━━ STORED DATA

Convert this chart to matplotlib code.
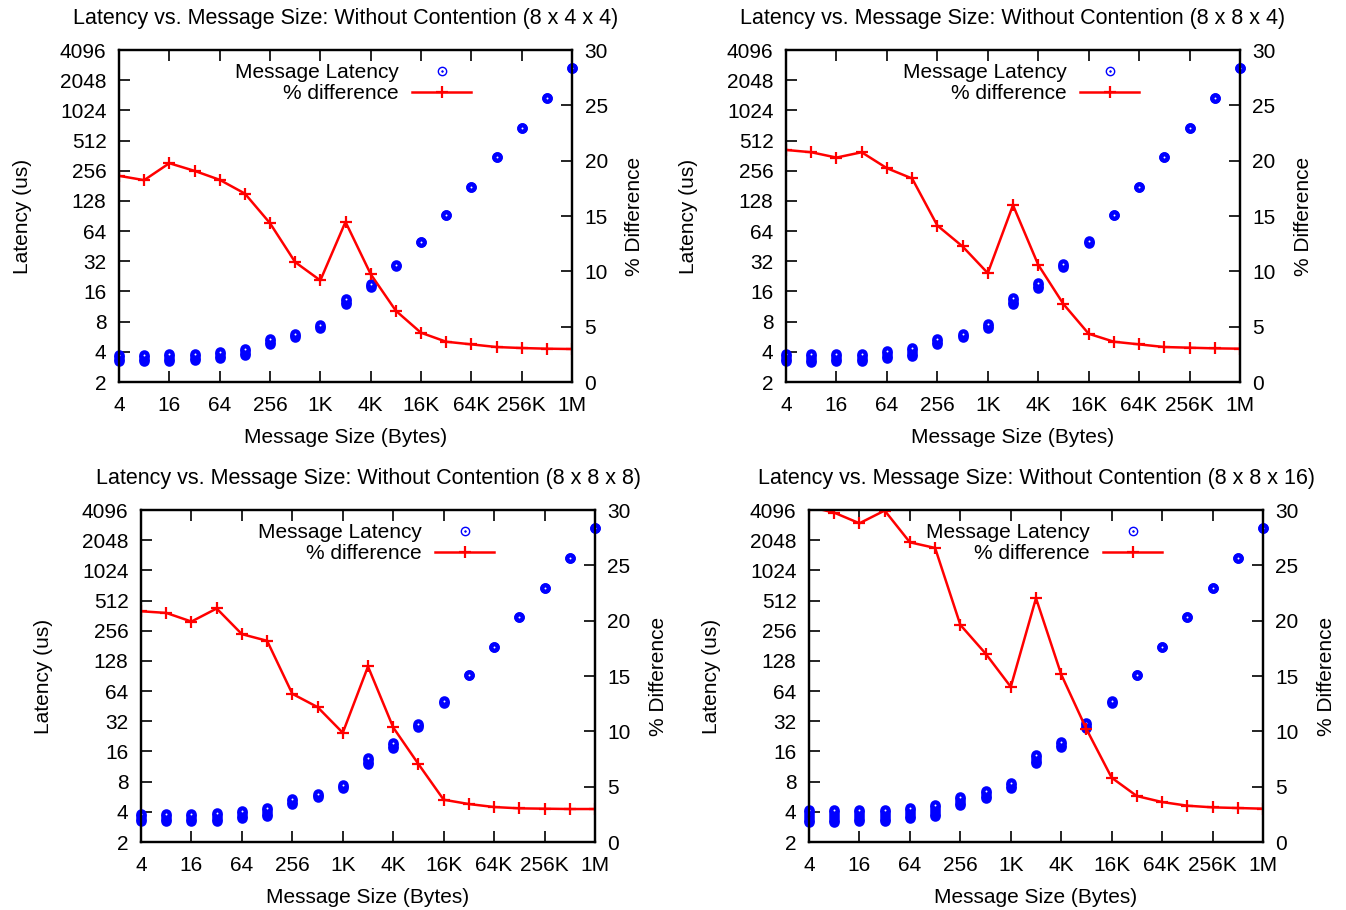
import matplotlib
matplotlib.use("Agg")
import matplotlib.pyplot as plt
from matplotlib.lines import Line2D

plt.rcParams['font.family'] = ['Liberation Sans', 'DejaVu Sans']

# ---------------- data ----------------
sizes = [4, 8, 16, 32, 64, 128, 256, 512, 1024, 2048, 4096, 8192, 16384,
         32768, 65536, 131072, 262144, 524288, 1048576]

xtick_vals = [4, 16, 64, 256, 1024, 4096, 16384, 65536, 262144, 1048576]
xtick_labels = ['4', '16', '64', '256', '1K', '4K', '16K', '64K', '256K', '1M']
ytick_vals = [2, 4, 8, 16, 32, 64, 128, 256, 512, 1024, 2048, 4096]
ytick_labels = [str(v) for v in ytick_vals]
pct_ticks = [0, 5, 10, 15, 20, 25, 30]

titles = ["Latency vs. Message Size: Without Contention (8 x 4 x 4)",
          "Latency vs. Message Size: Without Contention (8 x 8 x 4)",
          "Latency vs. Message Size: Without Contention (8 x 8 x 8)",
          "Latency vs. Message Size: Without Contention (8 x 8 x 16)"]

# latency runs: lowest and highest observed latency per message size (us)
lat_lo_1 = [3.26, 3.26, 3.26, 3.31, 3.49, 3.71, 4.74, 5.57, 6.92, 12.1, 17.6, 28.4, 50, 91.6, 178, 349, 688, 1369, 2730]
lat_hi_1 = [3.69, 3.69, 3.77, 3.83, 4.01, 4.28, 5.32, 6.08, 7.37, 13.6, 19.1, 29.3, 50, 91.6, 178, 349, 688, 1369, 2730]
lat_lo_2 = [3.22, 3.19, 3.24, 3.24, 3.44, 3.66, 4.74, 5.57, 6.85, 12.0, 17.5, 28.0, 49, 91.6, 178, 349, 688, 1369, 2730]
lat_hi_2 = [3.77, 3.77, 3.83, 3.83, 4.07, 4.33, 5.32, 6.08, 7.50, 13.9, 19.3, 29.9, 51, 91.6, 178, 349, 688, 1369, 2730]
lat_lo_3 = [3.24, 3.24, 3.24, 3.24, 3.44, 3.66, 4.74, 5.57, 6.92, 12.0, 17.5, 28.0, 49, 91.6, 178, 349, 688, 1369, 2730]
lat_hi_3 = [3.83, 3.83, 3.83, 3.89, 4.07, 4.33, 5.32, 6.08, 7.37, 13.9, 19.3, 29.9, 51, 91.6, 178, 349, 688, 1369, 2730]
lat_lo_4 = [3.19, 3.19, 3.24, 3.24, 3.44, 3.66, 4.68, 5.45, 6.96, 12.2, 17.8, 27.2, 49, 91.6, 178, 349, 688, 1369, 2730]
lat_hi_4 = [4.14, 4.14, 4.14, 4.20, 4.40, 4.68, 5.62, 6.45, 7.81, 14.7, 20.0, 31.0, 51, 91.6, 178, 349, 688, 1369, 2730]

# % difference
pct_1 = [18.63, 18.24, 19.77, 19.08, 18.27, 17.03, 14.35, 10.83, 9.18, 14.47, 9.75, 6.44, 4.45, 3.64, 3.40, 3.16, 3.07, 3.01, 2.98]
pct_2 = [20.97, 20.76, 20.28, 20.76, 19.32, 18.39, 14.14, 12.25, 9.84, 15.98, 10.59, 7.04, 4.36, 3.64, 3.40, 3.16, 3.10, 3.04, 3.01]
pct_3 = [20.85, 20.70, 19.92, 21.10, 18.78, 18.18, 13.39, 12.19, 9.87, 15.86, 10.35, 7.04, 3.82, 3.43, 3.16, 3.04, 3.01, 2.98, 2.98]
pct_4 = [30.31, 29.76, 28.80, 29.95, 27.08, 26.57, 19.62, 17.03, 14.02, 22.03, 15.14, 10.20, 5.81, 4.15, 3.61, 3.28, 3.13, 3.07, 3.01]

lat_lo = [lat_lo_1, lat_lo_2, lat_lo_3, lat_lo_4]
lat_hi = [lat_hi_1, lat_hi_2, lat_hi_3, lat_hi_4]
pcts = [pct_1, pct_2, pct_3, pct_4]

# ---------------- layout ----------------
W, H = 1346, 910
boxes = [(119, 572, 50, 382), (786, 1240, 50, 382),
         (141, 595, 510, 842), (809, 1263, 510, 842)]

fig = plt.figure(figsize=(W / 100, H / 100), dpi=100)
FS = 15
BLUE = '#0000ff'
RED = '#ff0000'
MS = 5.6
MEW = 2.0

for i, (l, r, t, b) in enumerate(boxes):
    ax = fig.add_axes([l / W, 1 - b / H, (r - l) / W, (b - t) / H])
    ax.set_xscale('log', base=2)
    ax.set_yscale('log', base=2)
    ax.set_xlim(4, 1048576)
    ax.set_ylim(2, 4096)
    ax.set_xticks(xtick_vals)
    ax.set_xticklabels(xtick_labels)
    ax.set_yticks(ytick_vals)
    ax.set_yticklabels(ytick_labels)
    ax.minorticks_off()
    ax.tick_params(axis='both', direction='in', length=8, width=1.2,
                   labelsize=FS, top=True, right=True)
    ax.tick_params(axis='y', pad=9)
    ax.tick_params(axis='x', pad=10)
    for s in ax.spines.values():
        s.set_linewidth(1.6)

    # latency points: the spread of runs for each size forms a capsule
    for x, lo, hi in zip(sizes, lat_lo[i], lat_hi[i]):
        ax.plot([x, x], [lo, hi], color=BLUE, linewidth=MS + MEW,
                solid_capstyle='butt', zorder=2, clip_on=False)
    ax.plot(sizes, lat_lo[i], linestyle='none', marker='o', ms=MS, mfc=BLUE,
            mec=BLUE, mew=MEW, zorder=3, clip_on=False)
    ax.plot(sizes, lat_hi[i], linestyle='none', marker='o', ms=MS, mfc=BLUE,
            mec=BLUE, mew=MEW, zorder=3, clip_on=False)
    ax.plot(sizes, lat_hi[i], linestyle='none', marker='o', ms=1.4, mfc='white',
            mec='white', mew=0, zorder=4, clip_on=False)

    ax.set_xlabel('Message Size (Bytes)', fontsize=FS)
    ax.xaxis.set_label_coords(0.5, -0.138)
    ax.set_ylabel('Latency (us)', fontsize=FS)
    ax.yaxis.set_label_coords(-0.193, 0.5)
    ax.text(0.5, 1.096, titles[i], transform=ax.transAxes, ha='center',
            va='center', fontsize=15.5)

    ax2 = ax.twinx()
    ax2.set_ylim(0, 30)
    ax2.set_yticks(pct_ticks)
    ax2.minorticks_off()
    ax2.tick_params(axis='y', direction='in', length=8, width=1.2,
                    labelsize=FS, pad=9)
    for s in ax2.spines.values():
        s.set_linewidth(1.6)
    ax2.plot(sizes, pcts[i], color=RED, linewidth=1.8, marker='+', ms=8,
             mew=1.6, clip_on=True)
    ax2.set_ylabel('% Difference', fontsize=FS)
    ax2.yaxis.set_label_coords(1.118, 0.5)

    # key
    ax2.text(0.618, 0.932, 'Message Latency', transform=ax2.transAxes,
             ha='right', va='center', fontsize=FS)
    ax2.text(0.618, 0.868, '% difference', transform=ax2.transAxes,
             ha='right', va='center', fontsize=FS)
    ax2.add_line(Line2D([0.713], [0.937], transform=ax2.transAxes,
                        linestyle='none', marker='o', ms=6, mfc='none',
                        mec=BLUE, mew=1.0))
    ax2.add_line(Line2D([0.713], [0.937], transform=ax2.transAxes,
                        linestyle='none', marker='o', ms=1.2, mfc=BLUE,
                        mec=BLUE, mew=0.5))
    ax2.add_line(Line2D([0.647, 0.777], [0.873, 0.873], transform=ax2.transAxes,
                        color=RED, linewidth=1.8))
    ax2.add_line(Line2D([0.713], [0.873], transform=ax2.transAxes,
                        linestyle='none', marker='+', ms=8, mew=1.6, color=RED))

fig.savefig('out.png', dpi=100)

━━━━

TO BE DONE: Write out again every line above exactly as given; the pictures do not belong in the copy.

RESULT OF THIS EXERCISE:
Convert this chart to matplotlib code.
import matplotlib
matplotlib.use("Agg")
import matplotlib.pyplot as plt
from matplotlib.lines import Line2D

plt.rcParams['font.family'] = ['Liberation Sans', 'DejaVu Sans']

# ---------------- data ----------------
sizes = [4, 8, 16, 32, 64, 128, 256, 512, 1024, 2048, 4096, 8192, 16384,
         32768, 65536, 131072, 262144, 524288, 1048576]

xtick_vals = [4, 16, 64, 256, 1024, 4096, 16384, 65536, 262144, 1048576]
xtick_labels = ['4', '16', '64', '256', '1K', '4K', '16K', '64K', '256K', '1M']
ytick_vals = [2, 4, 8, 16, 32, 64, 128, 256, 512, 1024, 2048, 4096]
ytick_labels = [str(v) for v in ytick_vals]
pct_ticks = [0, 5, 10, 15, 20, 25, 30]

titles = ["Latency vs. Message Size: Without Contention (8 x 4 x 4)",
          "Latency vs. Message Size: Without Contention (8 x 8 x 4)",
          "Latency vs. Message Size: Without Contention (8 x 8 x 8)",
          "Latency vs. Message Size: Without Contention (8 x 8 x 16)"]

# latency runs: lowest and highest observed latency per message size (us)
lat_lo_1 = [3.26, 3.26, 3.26, 3.31, 3.49, 3.71, 4.74, 5.57, 6.92, 12.1, 17.6, 28.4, 50, 91.6, 178, 349, 688, 1369, 2730]
lat_hi_1 = [3.69, 3.69, 3.77, 3.83, 4.01, 4.28, 5.32, 6.08, 7.37, 13.6, 19.1, 29.3, 50, 91.6, 178, 349, 688, 1369, 2730]
lat_lo_2 = [3.22, 3.19, 3.24, 3.24, 3.44, 3.66, 4.74, 5.57, 6.85, 12.0, 17.5, 28.0, 49, 91.6, 178, 349, 688, 1369, 2730]
lat_hi_2 = [3.77, 3.77, 3.83, 3.83, 4.07, 4.33, 5.32, 6.08, 7.50, 13.9, 19.3, 29.9, 51, 91.6, 178, 349, 688, 1369, 2730]
lat_lo_3 = [3.24, 3.24, 3.24, 3.24, 3.44, 3.66, 4.74, 5.57, 6.92, 12.0, 17.5, 28.0, 49, 91.6, 178, 349, 688, 1369, 2730]
lat_hi_3 = [3.83, 3.83, 3.83, 3.89, 4.07, 4.33, 5.32, 6.08, 7.37, 13.9, 19.3, 29.9, 51, 91.6, 178, 349, 688, 1369, 2730]
lat_lo_4 = [3.19, 3.19, 3.24, 3.24, 3.44, 3.66, 4.68, 5.45, 6.96, 12.2, 17.8, 27.2, 49, 91.6, 178, 349, 688, 1369, 2730]
lat_hi_4 = [4.14, 4.14, 4.14, 4.20, 4.40, 4.68, 5.62, 6.45, 7.81, 14.7, 20.0, 31.0, 51, 91.6, 178, 349, 688, 1369, 2730]

# % difference
pct_1 = [18.63, 18.24, 19.77, 19.08, 18.27, 17.03, 14.35, 10.83, 9.18, 14.47, 9.75, 6.44, 4.45, 3.64, 3.40, 3.16, 3.07, 3.01, 2.98]
pct_2 = [20.97, 20.76, 20.28, 20.76, 19.32, 18.39, 14.14, 12.25, 9.84, 15.98, 10.59, 7.04, 4.36, 3.64, 3.40, 3.16, 3.10, 3.04, 3.01]
pct_3 = [20.85, 20.70, 19.92, 21.10, 18.78, 18.18, 13.39, 12.19, 9.87, 15.86, 10.35, 7.04, 3.82, 3.43, 3.16, 3.04, 3.01, 2.98, 2.98]
pct_4 = [30.31, 29.76, 28.80, 29.95, 27.08, 26.57, 19.62, 17.03, 14.02, 22.03, 15.14, 10.20, 5.81, 4.15, 3.61, 3.28, 3.13, 3.07, 3.01]

lat_lo = [lat_lo_1, lat_lo_2, lat_lo_3, lat_lo_4]
lat_hi = [lat_hi_1, lat_hi_2, lat_hi_3, lat_hi_4]
pcts = [pct_1, pct_2, pct_3, pct_4]

# ---------------- layout ----------------
W, H = 1346, 910
boxes = [(119, 572, 50, 382), (786, 1240, 50, 382),
         (141, 595, 510, 842), (809, 1263, 510, 842)]

fig = plt.figure(figsize=(W / 100, H / 100), dpi=100)
FS = 15
BLUE = '#0000ff'
RED = '#ff0000'
MS = 5.6
MEW = 2.0

for i, (l, r, t, b) in enumerate(boxes):
    ax = fig.add_axes([l / W, 1 - b / H, (r - l) / W, (b - t) / H])
    ax.set_xscale('log', base=2)
    ax.set_yscale('log', base=2)
    ax.set_xlim(4, 1048576)
    ax.set_ylim(2, 4096)
    ax.set_xticks(xtick_vals)
    ax.set_xticklabels(xtick_labels)
    ax.set_yticks(ytick_vals)
    ax.set_yticklabels(ytick_labels)
    ax.minorticks_off()
    ax.tick_params(axis='both', direction='in', length=8, width=1.2,
                   labelsize=FS, top=True, right=True)
    ax.tick_params(axis='y', pad=9)
    ax.tick_params(axis='x', pad=10)
    for s in ax.spines.values():
        s.set_linewidth(1.6)

    # latency points: the spread of runs for each size forms a capsule
    for x, lo, hi in zip(sizes, lat_lo[i], lat_hi[i]):
        ax.plot([x, x], [lo, hi], color=BLUE, linewidth=MS + MEW,
                solid_capstyle='butt', zorder=2, clip_on=False)
    ax.plot(sizes, lat_lo[i], linestyle='none', marker='o', ms=MS, mfc=BLUE,
            mec=BLUE, mew=MEW, zorder=3, clip_on=False)
    ax.plot(sizes, lat_hi[i], linestyle='none', marker='o', ms=MS, mfc=BLUE,
            mec=BLUE, mew=MEW, zorder=3, clip_on=False)
    ax.plot(sizes, lat_hi[i], linestyle='none', marker='o', ms=1.4, mfc='white',
            mec='white', mew=0, zorder=4, clip_on=False)

    ax.set_xlabel('Message Size (Bytes)', fontsize=FS)
    ax.xaxis.set_label_coords(0.5, -0.138)
    ax.set_ylabel('Latency (us)', fontsize=FS)
    ax.yaxis.set_label_coords(-0.193, 0.5)
    ax.text(0.5, 1.096, titles[i], transform=ax.transAxes, ha='center',
            va='center', fontsize=15.5)

    ax2 = ax.twinx()
    ax2.set_ylim(0, 30)
    ax2.set_yticks(pct_ticks)
    ax2.minorticks_off()
    ax2.tick_params(axis='y', direction='in', length=8, width=1.2,
                    labelsize=FS, pad=9)
    for s in ax2.spines.values():
        s.set_linewidth(1.6)
    ax2.plot(sizes, pcts[i], color=RED, linewidth=1.8, marker='+', ms=8,
             mew=1.6, clip_on=True)
    ax2.set_ylabel('% Difference', fontsize=FS)
    ax2.yaxis.set_label_coords(1.118, 0.5)

    # key
    ax2.text(0.618, 0.932, 'Message Latency', transform=ax2.transAxes,
             ha='right', va='center', fontsize=FS)
    ax2.text(0.618, 0.868, '% difference', transform=ax2.transAxes,
             ha='right', va='center', fontsize=FS)
    ax2.add_line(Line2D([0.713], [0.937], transform=ax2.transAxes,
                        linestyle='none', marker='o', ms=6, mfc='none',
                        mec=BLUE, mew=1.0))
    ax2.add_line(Line2D([0.713], [0.937], transform=ax2.transAxes,
                        linestyle='none', marker='o', ms=1.2, mfc=BLUE,
                        mec=BLUE, mew=0.5))
    ax2.add_line(Line2D([0.647, 0.777], [0.873, 0.873], transform=ax2.transAxes,
                        color=RED, linewidth=1.8))
    ax2.add_line(Line2D([0.713], [0.873], transform=ax2.transAxes,
                        linestyle='none', marker='+', ms=8, mew=1.6, color=RED))

fig.savefig('out.png', dpi=100)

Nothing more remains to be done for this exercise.